Still, we ARE being manipulated by different forces, companies and other agents, who likely do not have OUR best interests at heart. This isn't new, even if the means to manipulate have gained in sophistication. Indoctrination and manipulation has been around forever. (It's amazing how common it is to want to manipulate others instead of learning to master oneself! We see it with governments, religious doctrines, and all kinds of propaganda machines. And those who do not take the bait are deemed at fault, candidates for correction.)
This leaves us humans back with ourselves. What then?

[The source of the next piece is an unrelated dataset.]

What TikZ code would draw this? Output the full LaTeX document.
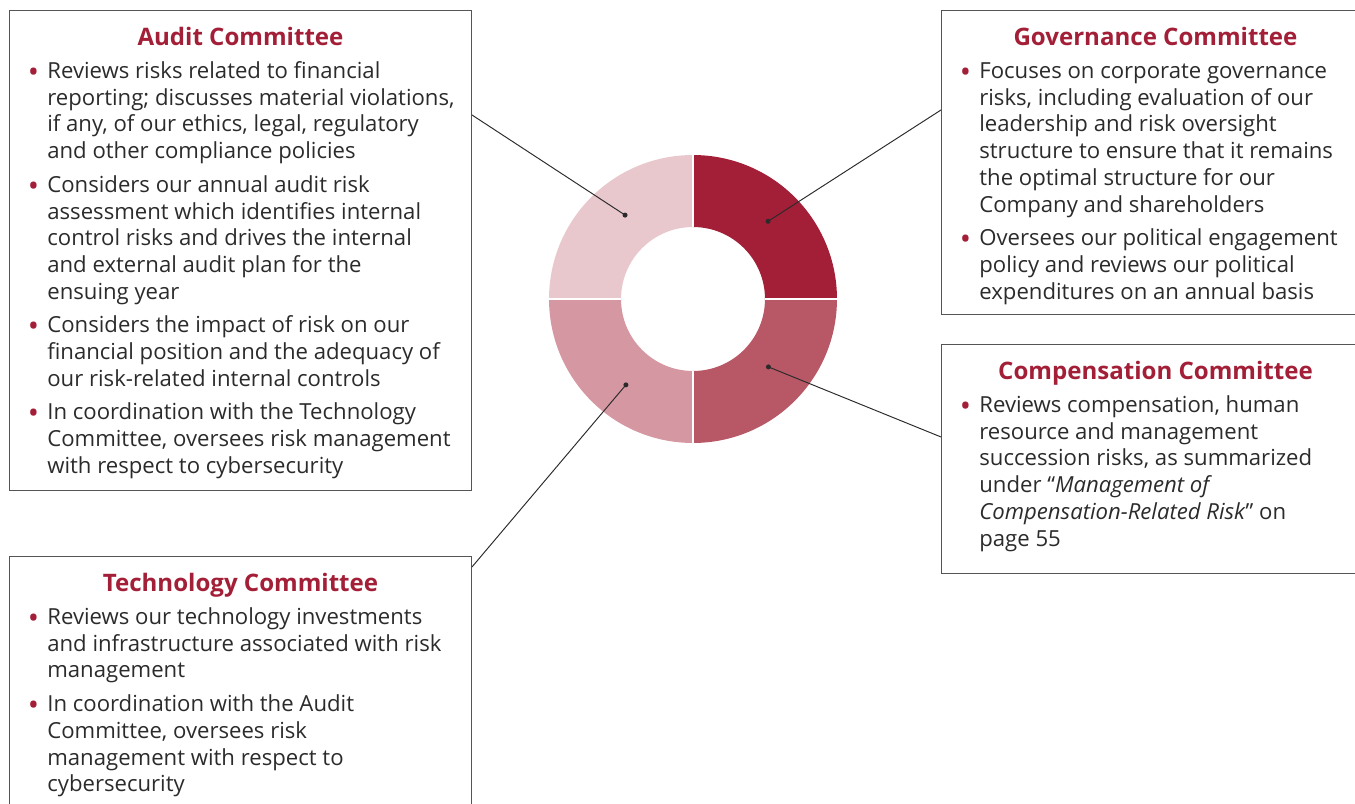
\documentclass[tikz,border=0pt]{standalone}
\usepackage{fontspec}
\setmainfont{Open Sans}
\usepackage{xcolor}
\usepackage{tikz}
\usetikzlibrary{positioning}
\definecolor{riskred}{HTML}{A31F37}
\definecolor{ringdark}{HTML}{A31F37}
\definecolor{ringmid}{HTML}{B85765}
\definecolor{ringsoft}{HTML}{D597A2}
\definecolor{ringpale}{HTML}{E8C7CD}
\definecolor{bodygray}{HTML}{2B2B2B}
\definecolor{framegray}{HTML}{555555}
\newcommand{\riskitem}[1]{%
  \noindent\hangindent=0.34cm\hangafter=1%
  \makebox[0.34cm][l]{\hspace{-0.05cm}\raisebox{-2.2pt}{\textcolor{riskred}{\fontsize{17}{0}\selectfont\textbullet}}}#1\par\vspace{0.14cm}}
\tikzset{
  committee/.style={
    draw=framegray,
    line width=0.6pt,
    anchor=north west,
    inner sep=0pt
  },
  committeetitle/.style={
    font=\fontsize{13.7}{15}\selectfont\bfseries,
    text=riskred,
    inner sep=0pt
  },
  committeebody/.style={
    font=\fontsize{12.6}{15.2}\selectfont,
    text=bodygray,
    inner sep=0pt
  },
  leader/.style={
    draw=bodygray,
    line width=0.55pt
  },
  pin/.style={
    fill=bodygray
  }
}

\begin{document}
\begin{tikzpicture}[x=0.02cm, y=-0.02cm]
    \useasboundingbox (0,0) rectangle (1355,804);
    \clip (0,0) rectangle (1355,804);

    % committee panels
    \node[committee, minimum width=9.24cm, minimum height=9.6cm] (audit) at (9,10) {};
    \node[committeetitle, below=0.71cm of audit.north, anchor=base] (audittitle) {Audit Committee};
    \node[committeebody, below right=1.37cm and 0.42cm of audit.north west, anchor=base west] (auditbody) {\parbox[t]{9.5cm}{%
        \riskitem{Reviews risks related to financial\\
            reporting; discusses material violations,\\
            if any, of our ethics, legal, regulatory\\
            and other compliance policies}
        \riskitem{Considers our annual audit risk\\
            assessment which identifies internal\\
            control risks and drives the internal\\
            and external audit plan for the\\
            ensuing year}
        \riskitem{Considers the impact of risk on our\\
            financial position and the adequacy of\\
            our risk-related internal controls}
        \riskitem{In coordination with the Technology\\
            Committee, oversees risk management\\
            with respect to cybersecurity}}};

    \node[committee, minimum width=8.56cm, minimum height=6.08cm] (governance) at (941,10) {};
    \node[committeetitle, below=0.71cm of governance.north, anchor=base] (governancetitle) {Governance Committee};
    \node[committeebody, below right=1.37cm and 0.42cm of governance.north west, anchor=base west] (governancebody) {\parbox[t]{8.8cm}{%
        \riskitem{Focuses on corporate governance\\
            risks, including evaluation of our\\
            leadership and risk oversight\\
            structure to ensure that it remains\\
            the optimal structure for our\\
            Company and shareholders}
        \riskitem{Oversees our political engagement\\
            policy and reviews our political\\
            expenditures on an annual basis}}};

    \node[committee, minimum width=8.56cm, minimum height=4.58cm] (compensation) at (941,344) {};
    \node[committeetitle, below=0.71cm of compensation.north, anchor=base] (compensationtitle) {Compensation Committee};
    \node[committeebody, below right=1.37cm and 0.42cm of compensation.north west, anchor=base west] (compensationbody) {\parbox[t]{8.8cm}{%
        \riskitem{Reviews compensation, human\\
            resource and management\\
            succession risks, as summarized\\
            under “\textit{Management of}\\
            \textit{Compensation-Related Risk}” on\\
            page 55}}};

    \node[committee, minimum width=9.24cm, minimum height=5.6cm] (technology) at (9,556) {};
    \node[committeetitle, below=0.71cm of technology.north, anchor=base] (technologytitle) {Technology Committee};
    \node[committeebody, below right=1.37cm and 0.42cm of technology.north west, anchor=base west] (technologybody) {\parbox[t]{9.5cm}{%
        \riskitem{Reviews our technology investments\\
            and infrastructure associated with risk\\
            management}
        \riskitem{In coordination with the Audit\\
            Committee, oversees risk\\
            management with respect to\\
            cybersecurity}}};

    % ring of four quarters
    \begin{scope}[shift={(693,299)}, x=1cm, y=1cm]
        \fill[ringdark] (0:2.88) arc[start angle=0, end angle=90, radius=2.88] -- (90:1.44) arc[start angle=90, end angle=0, radius=1.44] -- cycle;
        \fill[ringpale] (90:2.88) arc[start angle=90, end angle=180, radius=2.88] -- (180:1.44) arc[start angle=180, end angle=90, radius=1.44] -- cycle;
        \fill[ringsoft] (180:2.88) arc[start angle=180, end angle=270, radius=2.88] -- (270:1.44) arc[start angle=270, end angle=180, radius=1.44] -- cycle;
        \fill[ringmid] (270:2.88) arc[start angle=270, end angle=360, radius=2.88] -- (0:1.44) arc[start angle=360, end angle=270, radius=1.44] -- cycle;
        \draw[white, line width=0.6pt] (0:1.44) -- (0:2.88) (90:1.44) -- (90:2.88)
            (180:1.44) -- (180:2.88) (270:1.44) -- (270:2.88);
        \coordinate (auditpin) at (129:2.16);
        \coordinate (governancepin) at (46:2.16);
        \coordinate (compensationpin) at (-42:2.03);
        \coordinate (technologypin) at (-128:2.18);
    \end{scope}

    % leaders
    \draw[leader] ([yshift=-2.1cm]audit.north east) -- (auditpin);
    \draw[leader] ([yshift=-2.0cm]governance.north west) -- (governancepin);
    \draw[leader] ([yshift=-1.86cm]compensation.north west) -- (compensationpin);
    \draw[leader] ([yshift=-0.22cm]technology.north east) -- (technologypin);
    \fill[pin] (auditpin) circle[radius=0.05cm];
    \fill[pin] (governancepin) circle[radius=0.05cm];
    \fill[pin] (compensationpin) circle[radius=0.05cm];
    \fill[pin] (technologypin) circle[radius=0.05cm];
\end{tikzpicture}
\end{document}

Back in the 60s, when I was in my 20s and began to really observe the world out there, I came up with a "check-question" that I have kept with me ever since: "WHO BENEFITS FROM ME BELIEVING THIS?" It has proved oh so useful.
The bottom line is that we MUST wake up and remain awake, meaning meeting ourselves, knowing ourselves and open up to the idea that we ARE powerful, creative beings. ALL of us. Learning to go inside instead of seeking validation from without. Even so, we can be manipulated, fall into traps. (I did fall into a trap a little while ago, but I didn't stay there; I will publish that story on Substack later).
Another useful question is this: WHO has the power over definitions? For example: Who has the right to define what a productive human being is like? What productivity IS?
We must find out what is true for US, and learn to listen to what our own deepest self says. The world is large, but we are NOT small and we can know our own heart. We can't control the world, but we can both know and control what's inside US, and take direction from there. With love, Maria
I’m middle aged and the first thing that popped into my head reading this was “Deepak Chopra”. I was a bodyworker for a decade in the 90s-early 2000s when he made his fortune the alternative health/wellness industry telling people how to manifest their “better selves”. He wasn’t the only one but one of the most influential. And now we find him in the Epstein files….I have learned to trust my own instincts first and always follow the money when someone else begins “nudging me towards better choices”, because usually it benefits them much more than me.